Externality

noun (countable/uncountable)
/ˌɛkstəˈnælɪti/
A cost or benefit experienced by a third party not directly involved in an economic transaction, which is not reflected in the market price of the good or service; a form of market failure. Negative externalities (e.g., industrial pollution, carbon emissions) lead to overproduction relative to the social optimum; positive externalities (e.g., vaccination, education) lead to underproduction.
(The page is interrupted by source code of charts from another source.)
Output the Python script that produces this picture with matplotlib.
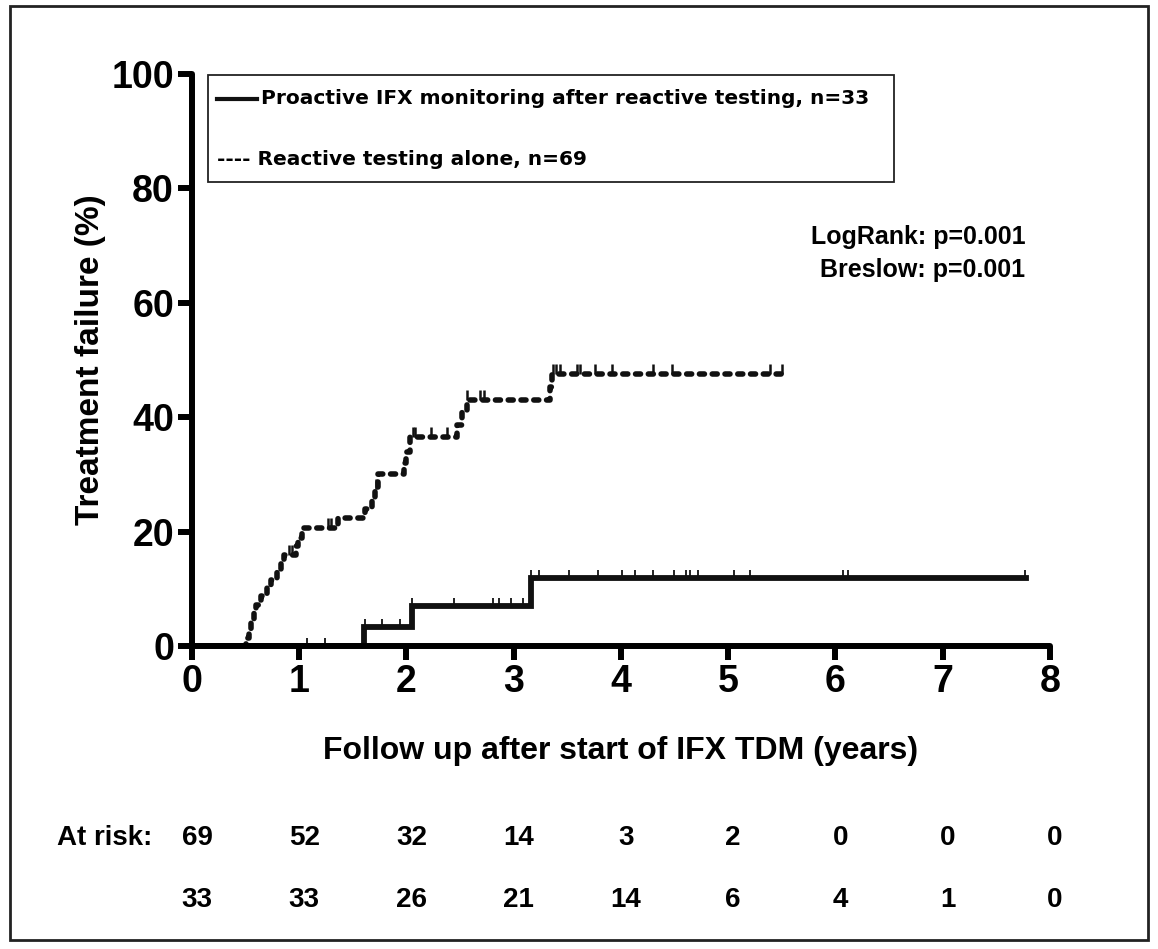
import matplotlib
matplotlib.use("Agg")
import matplotlib.pyplot as plt
from matplotlib.patches import Rectangle
from matplotlib.lines import Line2D

plt.rcParams['font.family'] = ['Liberation Sans', 'DejaVu Sans']
plt.rcParams['font.weight'] = 'bold'

# cumulative treatment failure (%), step curves
reactive_t = [0, 0.50, 0.53, 0.55, 0.58, 0.60, 0.64, 0.70, 0.74, 0.79, 0.83, 0.86,
              0.97, 0.99, 1.03, 1.36, 1.61, 1.68, 1.71, 1.73, 1.98, 2.00, 2.03,
              2.47, 2.52, 2.56, 3.34, 3.36, 5.50]
reactive_y = [0, 1.4, 2.9, 4.3, 5.8, 7.2, 8.7, 10.1, 11.6, 13.0, 14.5, 15.9,
              17.4, 18.9, 20.6, 22.3, 24.0, 25.8, 27.5, 30.0, 32.0, 34.0, 36.6,
              38.6, 41.0, 43.0, 45.3, 47.6, 47.6]

proactive_t = [0, 1.60, 2.05, 3.16, 7.78]
proactive_y = [0, 3.3, 7.0, 11.9, 11.9]

# censored observations
reactive_cens = [0.90, 0.93, 1.27, 1.30, 1.72, 2.06, 2.08, 2.23, 2.38, 2.56, 2.69,
                 2.72, 3.37, 3.39, 3.43, 3.59, 3.62, 3.76, 3.92, 4.30, 4.48, 5.39, 5.50]
proactive_cens = [1.07, 1.24, 1.61, 1.77, 1.94, 2.05, 2.44, 2.81, 2.86, 2.97, 3.09,
                  3.16, 3.24, 3.52, 3.79, 4.01, 4.13, 4.30, 4.49, 4.61, 4.64, 4.72,
                  5.05, 5.20, 6.07, 6.12, 7.77]

risk_years = [0, 1, 2, 3, 4, 5, 6, 7, 8]
risk_reactive = [69, 52, 32, 14, 3, 2, 0, 0, 0]
risk_proactive = [33, 33, 26, 21, 14, 6, 4, 1, 0]


def level_at(times, levels, t):
    y = levels[0]
    for ti, yi in zip(times, levels):
        if ti <= t:
            y = yi
    return y


fig = plt.figure(figsize=(11.58, 9.49), dpi=100)
ax = fig.add_axes([0.1658, 0.3193, 0.7409, 0.6027])

ax.step(reactive_t, reactive_y, where='post', color='#111111', lw=4.0,
        linestyle=(0, (0.9, 1.4)), dash_capstyle='round')
ax.step(proactive_t, proactive_y, where='post', color='#111111', lw=4.2,
        solid_joinstyle='miter')

ax.plot(reactive_cens, [level_at(reactive_t, reactive_y, t) for t in reactive_cens],
        linestyle='none', marker=2, markersize=7, mew=1.8, color='#111111')
ax.plot(proactive_cens, [level_at(proactive_t, proactive_y, t) for t in proactive_cens],
        linestyle='none', marker=2, markersize=6, mew=1.3, color='#111111')

ax.set_xlim(0, 8)
ax.set_ylim(0, 100)
ax.set_xticks(range(0, 9))
ax.set_yticks(range(0, 101, 20))
for s in ['top', 'right']:
    ax.spines[s].set_visible(False)
for s in ['left', 'bottom']:
    ax.spines[s].set_linewidth(4.3)
    ax.spines[s].set_capstyle('round')
ax.tick_params(width=4.3, length=10, labelsize=27, pad=3)
for lab in ax.get_xticklabels() + ax.get_yticklabels():
    lab.set_fontweight('bold')

ax.set_ylabel('Treatment failure (%)', fontsize=24, fontweight='bold', labelpad=4)
ax.set_xlabel('Follow up after start of IFX TDM (years)', fontsize=23,
              fontweight='bold', labelpad=26)

ax.text(7.77, 71.5, 'LogRank: p=0.001', ha='right', va='center', fontsize=18,
        fontweight='bold')
ax.text(7.77, 65.8, 'Breslow: p=0.001', ha='right', va='center', fontsize=18,
        fontweight='bold')

# legend box
legend_font = ['DejaVu Sans']
ax.add_patch(Rectangle((0.0186, 0.812), 0.80, 0.186, transform=ax.transAxes,
                       fill=False, lw=1.3, edgecolor='#222222', clip_on=False))
ax.add_line(Line2D([0.029, 0.076], [0.957, 0.957], transform=ax.transAxes,
                   color='#111111', lw=3, clip_on=False))
ax.text(0.081, 0.957, 'Proactive IFX monitoring after reactive testing, n=33',
        transform=ax.transAxes, ha='left', va='center', fontsize=14.5,
        fontweight='bold', family=legend_font)
ax.text(0.029, 0.85, '---- Reactive testing alone, n=69',
        transform=ax.transAxes, ha='left', va='center', fontsize=14.5,
        fontweight='bold', family=legend_font)

# numbers at risk
fig.text(0.049, 1 - 838 / 949, 'At risk:', ha='left', va='center', fontsize=20,
         fontweight='bold')
for yr, a, b in zip(risk_years, risk_reactive, risk_proactive):
    xpos = (ax.transData.transform((yr, 0))[0] + 5) / fig.bbox.width
    fig.text(xpos, 1 - 838 / 949, str(a), ha='center', va='center', fontsize=20,
             fontweight='bold')
    fig.text(xpos, 1 - 900 / 949, str(b), ha='center', va='center', fontsize=20,
             fontweight='bold')

# outer frame
fig.patches.append(Rectangle((0.009, 0.009), 0.982, 0.985, transform=fig.transFigure,
                             fill=False, lw=2, edgecolor='#222222'))

fig.savefig('out.png', dpi=100)
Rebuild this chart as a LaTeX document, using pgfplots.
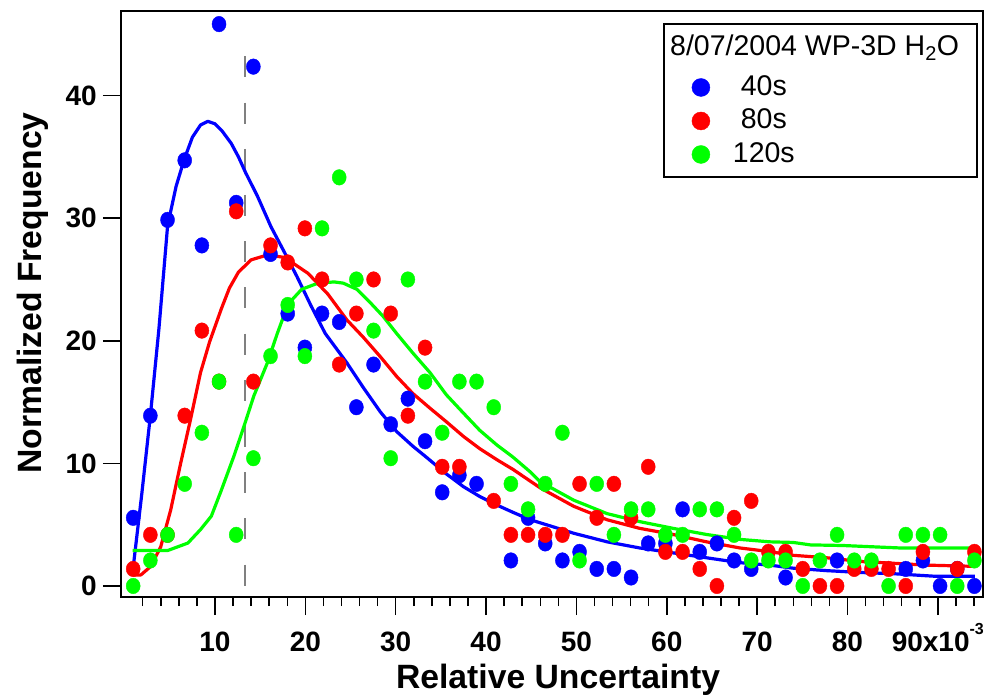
\documentclass[border=0pt]{standalone}
\usepackage{fontspec}
\setmainfont{Liberation Sans}
\usepackage{pgfplots}
\pgfplotsset{compat=1.18}
\newcommand\tickfont{\fontsize{28}{30}\selectfont\bfseries}
\newcommand\labfont{\fontsize{33.7}{36}\selectfont\bfseries}
\newcommand\legfont{\fontsize{28.5}{30}\selectfont}
\pgfplotsset{
  pts/.style={only marks, mark=*, mark size=7.8pt, mark options={xscale=0.9},
    legend image code/.code={\draw[##1, mark options={}, mark size=9pt] plot coordinates {(0pt,0pt)};}},
  fit/.style={no marks, line width=3.2pt, forget plot, line join=round},
}
\begin{document}
\begin{tikzpicture}[x=1pt,y=1pt]
\useasboundingbox (0,0) rectangle (985,694);
\begin{axis}[
  at={(121pt,97pt)}, anchor=south west,
  scale only axis, width=862pt, height=586pt,
  xmin=-0.4, xmax=95, ymin=-0.9, ymax=46.9,
  axis line style={line width=1.6pt},
  tick align=outside, tick pos=left,
  major tick length=18pt, minor tick length=9pt,
  major tick style={line width=1.5pt, black},
  minor tick style={line width=1.5pt, black},
  xtick={10,20,30,40,50,60,70,80,90},
  xticklabels={10,20,30,40,50,60,70,80,{90x10\raisebox{17pt}{\fontsize{16}{16}\selectfont\bfseries -3}}},
  minor xtick={2,4,6,8,12,14,16,18,22,24,26,28,32,34,36,38,42,44,46,48,52,54,56,58,62,64,66,68,72,74,76,78,82,84,86,88,92,94},
  ytick={0,10,20,30,40},
  yticklabels={0,10,20,30,40},
  xticklabel style={font=\tickfont, inner sep=0pt, anchor=base, yshift=-36pt},
  yticklabel style={font=\tickfont, inner sep=0pt, anchor=east, xshift=-6pt},
  xlabel={Relative Uncertainty},
  ylabel={Normalized Frequency},
  xlabel style={at={(axis description cs:0.507,-0.1553)}, anchor=base, font=\labfont, inner sep=0pt},
  ylabel style={at={(axis description cs:-0.0928,0.5188)}, anchor=base, font=\labfont, inner sep=0pt},
  legend style={draw=none, fill=none, inner sep=0pt, row sep=0pt, column sep=23pt,
    at={(axis description cs:0.6621,0.8984)}, anchor=north west, font=\legfont,
    nodes={inner sep=0pt, text height=24.45pt, text depth=9.05pt}},
  legend cell align=center,
]
% dashed marker line
\addplot[gray, line width=2pt, dash pattern=on 21pt off 25.2pt, forget plot] coordinates {(13.35,43.2) (13.35,0)};
% fitted curves
\addplot[fit, blue] coordinates {
(0.9,1.2) (1.9,7.5) (2.85,13.9) (3.8,21.0) (4.76,29.4) (5.7,32.6) (6.6,34.8) (7.5,36.6) (8.4,37.6) (9.2,37.9)
(10.0,37.7) (10.8,37.1) (11.8,36.1) (12.6,35.0) (13.4,33.7) (14.7,31.8) (16.2,29.3) (17.7,27.2) (19.1,25.2)
(20.6,22.9) (22.2,20.6) (23.6,19.2) (24.6,18.2) (26.4,16.2) (28.3,14.2) (30.1,12.6) (31.9,11.4) (33.4,10.5)
(35.5,9.2) (37.5,8.1) (39.3,7.3) (41.2,6.6) (43.0,6.0) (44.9,5.4) (47.1,4.9) (49.7,4.3) (53.4,3.6) (57.0,3.1)
(60.7,2.7) (64.4,2.3) (68.1,1.9) (71.4,1.7) (74.0,1.45) (77.7,1.25) (81.4,1.1) (85.1,1.0) (89.5,0.8) (94.1,0.8)};
\addplot[fit, red] coordinates {
(0.9,0.9) (1.8,0.9) (2.9,1.6) (4.0,3.2) (5.1,6.2) (6.2,10.0) (7.3,13.6) (8.4,17.4) (9.4,19.9) (10.7,22.6)
(11.6,24.3) (12.6,25.6) (14.0,26.6) (15.8,27.0) (17.7,26.8) (20.3,25.5) (22.5,23.8) (24.6,21.7) (26.4,20.3) (28.3,18.7)
(30.1,17.1) (31.9,15.7) (33.8,14.5) (35.6,13.4) (37.5,12.2) (39.3,11.2) (41.2,10.3) (43.0,9.5) (46.0,8.0)
(49.7,6.5) (53.4,5.4) (57.0,4.7) (60.7,4.2) (64.4,3.6) (68.1,3.1) (71.4,2.8) (74.0,2.5) (77.7,2.3) (81.4,2.0)
(85.1,1.85) (88.8,1.7) (94.1,1.6)};
\addplot[fit, green] coordinates {
(0.9,2.9) (4.8,2.9) (7.0,3.5) (8.4,4.6) (9.6,5.7) (10.7,7.8) (12.1,10.6) (13.2,13.0) (14.3,15.5) (15.8,18.2)
(16.9,20.6) (17.7,22.2) (18.6,23.4) (19.6,24.2) (21.4,24.7) (23.2,24.8) (24.2,24.7) (25.7,24.2) (27.2,23.1) (28.6,22.0)
(30.1,20.6) (31.9,19.0) (33.8,17.4) (35.6,15.6) (37.5,14.1) (39.3,12.7) (41.2,11.5) (43.0,10.5) (44.9,9.3)
(46.0,8.5) (49.7,7.0) (53.4,5.9) (57.0,5.25) (60.7,4.7) (64.4,4.2) (68.1,3.8) (71.4,3.6) (74.0,3.55)
(75.9,3.35) (79.5,3.3) (85.8,3.1) (94.1,3.1)};
% data points
\addplot[pts, blue] coordinates {
(0.95,5.56) (2.85,13.89) (4.75,29.86) (6.65,34.72) (8.55,27.78) (10.45,45.83) (12.35,31.25) (14.25,42.36)
(16.15,27.08) (18.05,22.22) (19.95,19.44) (21.85,22.22) (23.75,21.53) (25.65,14.58) (27.55,18.06)
(29.45,13.19) (31.35,15.28) (33.25,11.81) (35.15,7.64) (37.05,9.03) (38.95,8.33) (42.75,2.08) (44.65,5.56)
(46.55,3.47) (48.45,2.08) (50.35,2.78) (52.25,1.39) (54.15,1.39) (56.05,0.69) (57.95,3.47) (59.85,3.47)
(61.75,6.25) (63.65,2.78) (65.55,3.47) (67.45,2.08) (69.35,1.39) (73.15,0.69) (78.85,2.08) (86.45,1.39)
(88.35,2.08) (90.25,0) (92.15,1.39) (94.05,0)};
\addlegendentry{40s}
\addplot[pts, red] coordinates {
(0.95,1.39) (2.85,4.17) (4.75,4.17) (6.65,13.89) (8.55,20.83) (10.45,16.67) (12.35,30.56) (14.25,16.67)
(16.15,27.78) (18.05,26.39) (19.95,29.17) (21.85,25.00) (23.75,18.06) (25.65,22.22) (27.55,25.00)
(29.45,22.22) (31.35,13.89) (33.25,19.44) (35.15,9.72) (37.05,9.72) (40.85,6.94) (42.75,4.17) (44.65,4.17)
(46.55,4.17) (48.45,4.17) (50.35,8.33) (52.25,5.56) (54.15,8.33) (56.05,5.56) (57.95,9.72) (59.85,2.78)
(61.75,2.78) (63.65,1.39) (65.55,0) (67.45,5.56) (69.35,6.94) (71.25,2.78) (73.15,2.78) (75.05,1.39)
(76.95,0) (78.85,0) (80.75,1.39) (82.65,1.39) (84.55,1.39) (86.45,0) (88.35,2.78) (92.15,1.39) (94.05,2.78)};
\addlegendentry{80s}
\addplot[pts, green] coordinates {
(0.95,0) (2.85,2.08) (4.75,4.17) (6.65,8.33) (8.55,12.50) (10.45,16.67) (12.35,4.17) (14.25,10.42)
(16.15,18.75) (18.05,22.92) (19.95,18.75) (21.85,29.17) (23.75,33.33) (25.65,25.00) (27.55,20.83)
(29.45,10.42) (31.35,25.00) (33.25,16.67) (35.15,12.50) (37.05,16.67) (38.95,16.67) (40.85,14.58)
(42.75,8.33) (44.65,6.25) (46.55,8.33) (48.45,12.50) (50.35,2.08) (52.25,8.33) (54.15,4.17) (56.05,6.25)
(57.95,6.25) (59.85,4.17) (61.75,4.17) (63.65,6.25) (65.55,6.25) (67.45,4.17) (69.35,2.08) (71.25,2.08)
(73.15,2.08) (75.05,0) (76.95,2.08) (78.85,4.17) (80.75,2.08) (82.65,2.08) (84.55,0) (86.45,4.17)
(88.35,4.17) (90.25,4.17) (92.15,0) (94.05,2.08)};
\addlegendentry{120s}
\draw[line width=1.2pt] (axis description cs:0.6299,0.9778) rectangle (axis description cs:0.9930,0.7167);
\node[anchor=base west, inner sep=0pt, font=\legfont] at (axis description cs:0.6369,0.9249) {8/07/2004 WP-3D H\textsubscript{2}O};
\end{axis}
\end{tikzpicture}
\end{document}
In India, Pigouvian taxes — such as the National Clean Energy Cess (now GST Compensation Cess on coal) and Green Tax on old vehicles — are instruments to internalise negative externalities.

✍️ Usage in a UPSC answer

India's coal cess, levied since 2010 and restructured under the GST compensation framework, is a textbook Pigouvian instrument designed to make thermal power producers internalise the negative externalities of carbon emissions and local air pollution.

Synonyms

spillover effectthird-party effectsocial cost/benefitside effectneighbourhood effect

Antonyms

private costinternal costno spillovermarket-internalised effect

🌱 Word Family

external (adjective), externalise (verb), internalise (verb, antonymic action), externalities (plural noun), Pigouvian tax (related noun phrase)

🔡 Root

Latin externus = outside, external + -ality = quality noun suffix

📜 Etymology

From Latin externus (outward, foreign), from exter (outside). The economic concept was formalised by A.C. Pigou in The Economics of Welfare (1920), where he distinguished 'marginal social net product' from 'marginal private net product' to capture third-party effects. The noun 'externality' was popularised in post-war microeconomics and public finance literature.

🧠 Memory Hook

EXTERN-ALITY — the word EXTERN means OUTSIDE. An externality is a cost or benefit that FALLS OUTSIDE the private deal, landing on innocent bystanders. A factory's smoke drifts OUTSIDE its walls onto your lungs.